PROBLEM DESCRIPTION – In the material below, the lines containing the word "Output" are required; copy each of them.

....................

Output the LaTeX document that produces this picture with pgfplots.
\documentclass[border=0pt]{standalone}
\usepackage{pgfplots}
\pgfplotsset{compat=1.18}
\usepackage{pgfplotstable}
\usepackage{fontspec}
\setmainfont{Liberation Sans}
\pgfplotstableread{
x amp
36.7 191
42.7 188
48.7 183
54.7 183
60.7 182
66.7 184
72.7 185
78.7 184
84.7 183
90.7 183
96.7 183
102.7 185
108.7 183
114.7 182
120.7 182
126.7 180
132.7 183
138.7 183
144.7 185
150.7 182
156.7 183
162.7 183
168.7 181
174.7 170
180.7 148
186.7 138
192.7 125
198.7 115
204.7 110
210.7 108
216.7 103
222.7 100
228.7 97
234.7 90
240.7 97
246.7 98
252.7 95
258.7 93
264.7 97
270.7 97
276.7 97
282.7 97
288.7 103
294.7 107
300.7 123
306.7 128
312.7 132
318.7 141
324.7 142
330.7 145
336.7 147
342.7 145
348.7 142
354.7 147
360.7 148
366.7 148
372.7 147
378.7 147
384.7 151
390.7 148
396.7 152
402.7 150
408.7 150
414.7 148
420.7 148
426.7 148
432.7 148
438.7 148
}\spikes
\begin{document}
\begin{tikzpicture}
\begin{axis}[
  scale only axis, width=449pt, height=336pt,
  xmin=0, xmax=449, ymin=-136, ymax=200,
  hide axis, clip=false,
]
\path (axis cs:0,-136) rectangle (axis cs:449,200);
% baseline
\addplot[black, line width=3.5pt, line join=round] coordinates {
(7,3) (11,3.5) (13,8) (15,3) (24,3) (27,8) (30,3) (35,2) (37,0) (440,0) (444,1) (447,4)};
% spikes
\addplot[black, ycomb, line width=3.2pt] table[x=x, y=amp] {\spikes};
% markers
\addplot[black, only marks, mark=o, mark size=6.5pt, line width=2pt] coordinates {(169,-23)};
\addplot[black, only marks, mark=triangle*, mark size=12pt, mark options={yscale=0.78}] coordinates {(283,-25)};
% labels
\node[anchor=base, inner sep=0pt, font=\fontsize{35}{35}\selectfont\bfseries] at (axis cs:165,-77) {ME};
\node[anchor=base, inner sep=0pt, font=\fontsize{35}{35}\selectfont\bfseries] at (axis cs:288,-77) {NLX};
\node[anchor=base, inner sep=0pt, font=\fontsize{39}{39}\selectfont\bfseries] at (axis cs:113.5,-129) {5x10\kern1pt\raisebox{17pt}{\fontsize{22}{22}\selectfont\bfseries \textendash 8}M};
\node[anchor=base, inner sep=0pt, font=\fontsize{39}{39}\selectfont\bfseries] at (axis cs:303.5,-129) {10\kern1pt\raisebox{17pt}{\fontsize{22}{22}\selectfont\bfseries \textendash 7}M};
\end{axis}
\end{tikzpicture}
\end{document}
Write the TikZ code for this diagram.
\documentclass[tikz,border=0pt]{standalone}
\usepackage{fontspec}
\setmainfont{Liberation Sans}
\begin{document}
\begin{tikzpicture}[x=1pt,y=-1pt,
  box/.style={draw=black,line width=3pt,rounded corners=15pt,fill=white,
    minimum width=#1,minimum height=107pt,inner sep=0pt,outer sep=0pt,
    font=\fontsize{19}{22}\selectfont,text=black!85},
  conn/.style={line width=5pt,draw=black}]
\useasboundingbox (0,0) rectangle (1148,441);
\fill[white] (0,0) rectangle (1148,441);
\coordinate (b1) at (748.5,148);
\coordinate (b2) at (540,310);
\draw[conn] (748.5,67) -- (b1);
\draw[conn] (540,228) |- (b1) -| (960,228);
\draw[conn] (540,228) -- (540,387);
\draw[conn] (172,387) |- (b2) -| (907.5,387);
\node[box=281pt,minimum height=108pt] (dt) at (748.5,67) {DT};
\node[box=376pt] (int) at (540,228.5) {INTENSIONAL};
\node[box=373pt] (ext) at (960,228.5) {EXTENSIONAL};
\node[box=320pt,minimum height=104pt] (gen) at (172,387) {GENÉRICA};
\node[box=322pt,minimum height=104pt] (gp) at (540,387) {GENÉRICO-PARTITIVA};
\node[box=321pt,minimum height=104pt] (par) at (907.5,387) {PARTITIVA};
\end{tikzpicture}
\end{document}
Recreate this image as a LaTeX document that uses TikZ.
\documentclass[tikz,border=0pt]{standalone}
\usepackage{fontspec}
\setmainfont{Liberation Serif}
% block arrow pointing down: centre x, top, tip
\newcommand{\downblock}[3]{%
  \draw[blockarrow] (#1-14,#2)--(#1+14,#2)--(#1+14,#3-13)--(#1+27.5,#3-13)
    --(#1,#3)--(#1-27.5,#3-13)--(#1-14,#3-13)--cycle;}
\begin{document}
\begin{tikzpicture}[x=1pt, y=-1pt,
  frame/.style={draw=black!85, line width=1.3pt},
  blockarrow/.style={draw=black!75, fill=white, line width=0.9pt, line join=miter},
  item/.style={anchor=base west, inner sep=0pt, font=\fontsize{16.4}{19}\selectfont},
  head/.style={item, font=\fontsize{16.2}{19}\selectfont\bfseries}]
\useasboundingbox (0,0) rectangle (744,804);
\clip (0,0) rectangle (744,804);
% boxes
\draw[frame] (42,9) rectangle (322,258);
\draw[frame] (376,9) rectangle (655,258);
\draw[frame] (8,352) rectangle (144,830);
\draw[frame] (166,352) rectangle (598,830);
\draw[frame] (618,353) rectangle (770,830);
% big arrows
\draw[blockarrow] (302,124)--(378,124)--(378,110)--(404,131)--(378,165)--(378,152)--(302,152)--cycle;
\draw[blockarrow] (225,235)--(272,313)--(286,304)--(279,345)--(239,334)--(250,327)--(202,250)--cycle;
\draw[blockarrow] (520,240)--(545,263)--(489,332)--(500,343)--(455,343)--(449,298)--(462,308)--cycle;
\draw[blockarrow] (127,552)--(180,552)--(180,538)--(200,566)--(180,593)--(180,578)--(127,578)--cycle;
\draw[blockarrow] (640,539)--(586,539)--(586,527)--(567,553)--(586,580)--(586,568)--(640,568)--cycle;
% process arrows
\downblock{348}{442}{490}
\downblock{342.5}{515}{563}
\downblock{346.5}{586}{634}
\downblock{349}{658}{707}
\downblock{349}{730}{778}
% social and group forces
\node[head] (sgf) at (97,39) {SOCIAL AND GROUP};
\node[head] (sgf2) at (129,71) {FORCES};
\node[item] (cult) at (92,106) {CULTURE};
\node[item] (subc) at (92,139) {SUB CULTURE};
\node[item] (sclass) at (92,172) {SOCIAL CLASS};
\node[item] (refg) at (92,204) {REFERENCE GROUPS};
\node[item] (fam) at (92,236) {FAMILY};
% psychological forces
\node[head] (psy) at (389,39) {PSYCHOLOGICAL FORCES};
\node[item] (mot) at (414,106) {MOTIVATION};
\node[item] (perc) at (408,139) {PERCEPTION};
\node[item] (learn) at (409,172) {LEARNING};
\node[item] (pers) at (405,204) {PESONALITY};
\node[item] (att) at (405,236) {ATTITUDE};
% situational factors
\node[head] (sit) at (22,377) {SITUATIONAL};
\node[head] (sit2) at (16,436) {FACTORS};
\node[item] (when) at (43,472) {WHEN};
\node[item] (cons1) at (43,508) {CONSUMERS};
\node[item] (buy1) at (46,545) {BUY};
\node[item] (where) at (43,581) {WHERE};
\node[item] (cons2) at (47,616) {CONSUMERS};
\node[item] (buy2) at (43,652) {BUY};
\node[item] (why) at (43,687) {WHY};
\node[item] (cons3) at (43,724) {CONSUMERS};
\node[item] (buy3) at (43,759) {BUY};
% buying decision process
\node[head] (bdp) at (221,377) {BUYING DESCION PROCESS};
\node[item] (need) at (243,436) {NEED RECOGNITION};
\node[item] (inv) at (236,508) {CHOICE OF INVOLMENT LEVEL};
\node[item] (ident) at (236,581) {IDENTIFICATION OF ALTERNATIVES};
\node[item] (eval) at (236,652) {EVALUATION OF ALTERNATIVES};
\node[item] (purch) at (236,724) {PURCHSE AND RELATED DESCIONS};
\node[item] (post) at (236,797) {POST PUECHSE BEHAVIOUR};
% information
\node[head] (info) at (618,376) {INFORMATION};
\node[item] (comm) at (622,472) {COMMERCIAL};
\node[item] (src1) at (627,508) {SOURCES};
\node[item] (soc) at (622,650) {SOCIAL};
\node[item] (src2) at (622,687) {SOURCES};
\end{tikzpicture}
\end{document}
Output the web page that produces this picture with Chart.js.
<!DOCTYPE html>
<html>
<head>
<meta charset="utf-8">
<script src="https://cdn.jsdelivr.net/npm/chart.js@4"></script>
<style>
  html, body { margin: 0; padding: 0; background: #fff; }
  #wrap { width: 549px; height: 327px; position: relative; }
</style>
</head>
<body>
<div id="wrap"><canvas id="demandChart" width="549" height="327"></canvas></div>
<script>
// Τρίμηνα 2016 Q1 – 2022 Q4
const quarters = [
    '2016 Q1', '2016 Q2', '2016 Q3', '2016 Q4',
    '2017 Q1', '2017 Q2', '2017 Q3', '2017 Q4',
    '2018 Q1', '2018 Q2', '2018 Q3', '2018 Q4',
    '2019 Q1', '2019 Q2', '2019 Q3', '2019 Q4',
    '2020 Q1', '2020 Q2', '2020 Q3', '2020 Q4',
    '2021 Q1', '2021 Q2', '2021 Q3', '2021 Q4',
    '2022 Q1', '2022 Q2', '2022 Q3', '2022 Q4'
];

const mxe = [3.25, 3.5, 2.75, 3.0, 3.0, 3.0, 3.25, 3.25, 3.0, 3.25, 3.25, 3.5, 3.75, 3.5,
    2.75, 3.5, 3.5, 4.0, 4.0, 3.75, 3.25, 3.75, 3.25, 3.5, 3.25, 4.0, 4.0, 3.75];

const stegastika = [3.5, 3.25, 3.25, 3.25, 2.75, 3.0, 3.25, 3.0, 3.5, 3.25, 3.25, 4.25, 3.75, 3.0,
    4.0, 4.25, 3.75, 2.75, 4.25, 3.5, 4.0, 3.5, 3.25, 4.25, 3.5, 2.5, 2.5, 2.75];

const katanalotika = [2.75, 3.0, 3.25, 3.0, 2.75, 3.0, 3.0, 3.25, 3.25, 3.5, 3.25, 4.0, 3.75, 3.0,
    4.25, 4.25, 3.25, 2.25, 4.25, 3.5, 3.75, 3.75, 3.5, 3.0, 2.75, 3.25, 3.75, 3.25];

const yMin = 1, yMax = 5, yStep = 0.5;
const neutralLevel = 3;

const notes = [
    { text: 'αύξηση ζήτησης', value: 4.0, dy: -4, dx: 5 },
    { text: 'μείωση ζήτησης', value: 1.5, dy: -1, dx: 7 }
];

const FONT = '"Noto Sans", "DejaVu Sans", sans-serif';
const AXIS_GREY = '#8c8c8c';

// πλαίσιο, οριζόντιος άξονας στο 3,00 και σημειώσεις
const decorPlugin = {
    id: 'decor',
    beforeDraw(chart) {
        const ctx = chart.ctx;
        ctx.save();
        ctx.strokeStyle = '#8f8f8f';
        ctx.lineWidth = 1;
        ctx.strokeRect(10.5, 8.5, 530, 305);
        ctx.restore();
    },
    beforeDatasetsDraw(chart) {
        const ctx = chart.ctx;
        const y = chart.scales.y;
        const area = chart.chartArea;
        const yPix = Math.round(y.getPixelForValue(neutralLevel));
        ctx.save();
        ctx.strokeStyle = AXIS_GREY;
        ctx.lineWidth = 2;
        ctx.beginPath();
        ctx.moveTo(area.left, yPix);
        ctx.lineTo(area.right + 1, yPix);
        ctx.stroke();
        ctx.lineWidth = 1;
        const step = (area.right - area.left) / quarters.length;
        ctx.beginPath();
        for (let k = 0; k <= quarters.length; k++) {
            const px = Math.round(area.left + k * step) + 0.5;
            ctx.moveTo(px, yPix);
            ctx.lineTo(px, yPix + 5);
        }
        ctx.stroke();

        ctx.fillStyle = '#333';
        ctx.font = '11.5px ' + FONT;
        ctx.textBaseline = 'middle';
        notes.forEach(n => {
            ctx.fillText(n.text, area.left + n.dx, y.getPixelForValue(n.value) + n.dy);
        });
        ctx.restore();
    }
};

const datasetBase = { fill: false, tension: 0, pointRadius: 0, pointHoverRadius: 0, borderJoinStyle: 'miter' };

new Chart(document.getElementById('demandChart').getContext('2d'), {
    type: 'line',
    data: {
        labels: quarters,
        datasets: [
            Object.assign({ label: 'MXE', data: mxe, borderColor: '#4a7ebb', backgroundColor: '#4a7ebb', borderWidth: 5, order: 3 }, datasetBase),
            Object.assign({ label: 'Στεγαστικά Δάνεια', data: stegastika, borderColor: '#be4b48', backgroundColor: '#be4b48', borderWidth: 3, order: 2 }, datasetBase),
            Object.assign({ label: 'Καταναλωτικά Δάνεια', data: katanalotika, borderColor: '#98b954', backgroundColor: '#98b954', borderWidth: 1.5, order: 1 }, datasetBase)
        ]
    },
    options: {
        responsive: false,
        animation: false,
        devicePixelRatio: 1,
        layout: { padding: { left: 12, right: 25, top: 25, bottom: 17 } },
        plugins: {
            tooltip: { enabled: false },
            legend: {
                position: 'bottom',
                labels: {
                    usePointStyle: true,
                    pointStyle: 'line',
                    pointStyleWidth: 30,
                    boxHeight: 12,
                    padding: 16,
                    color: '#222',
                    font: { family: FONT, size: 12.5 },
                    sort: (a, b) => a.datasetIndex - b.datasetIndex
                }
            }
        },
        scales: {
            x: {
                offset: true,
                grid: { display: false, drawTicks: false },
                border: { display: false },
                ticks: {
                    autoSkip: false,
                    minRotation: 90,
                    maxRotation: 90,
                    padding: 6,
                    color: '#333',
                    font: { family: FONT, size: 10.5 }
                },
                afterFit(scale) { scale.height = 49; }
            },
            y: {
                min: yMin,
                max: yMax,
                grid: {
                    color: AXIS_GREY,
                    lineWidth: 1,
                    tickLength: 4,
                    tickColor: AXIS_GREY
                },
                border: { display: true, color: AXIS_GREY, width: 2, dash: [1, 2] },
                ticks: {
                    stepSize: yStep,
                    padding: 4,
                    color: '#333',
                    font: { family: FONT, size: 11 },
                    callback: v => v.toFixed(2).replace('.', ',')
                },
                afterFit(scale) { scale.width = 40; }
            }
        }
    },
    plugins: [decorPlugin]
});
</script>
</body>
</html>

....................

TASK RESULT –
Output the LaTeX document that produces this picture with pgfplots.
Output the web page that produces this picture with Chart.js.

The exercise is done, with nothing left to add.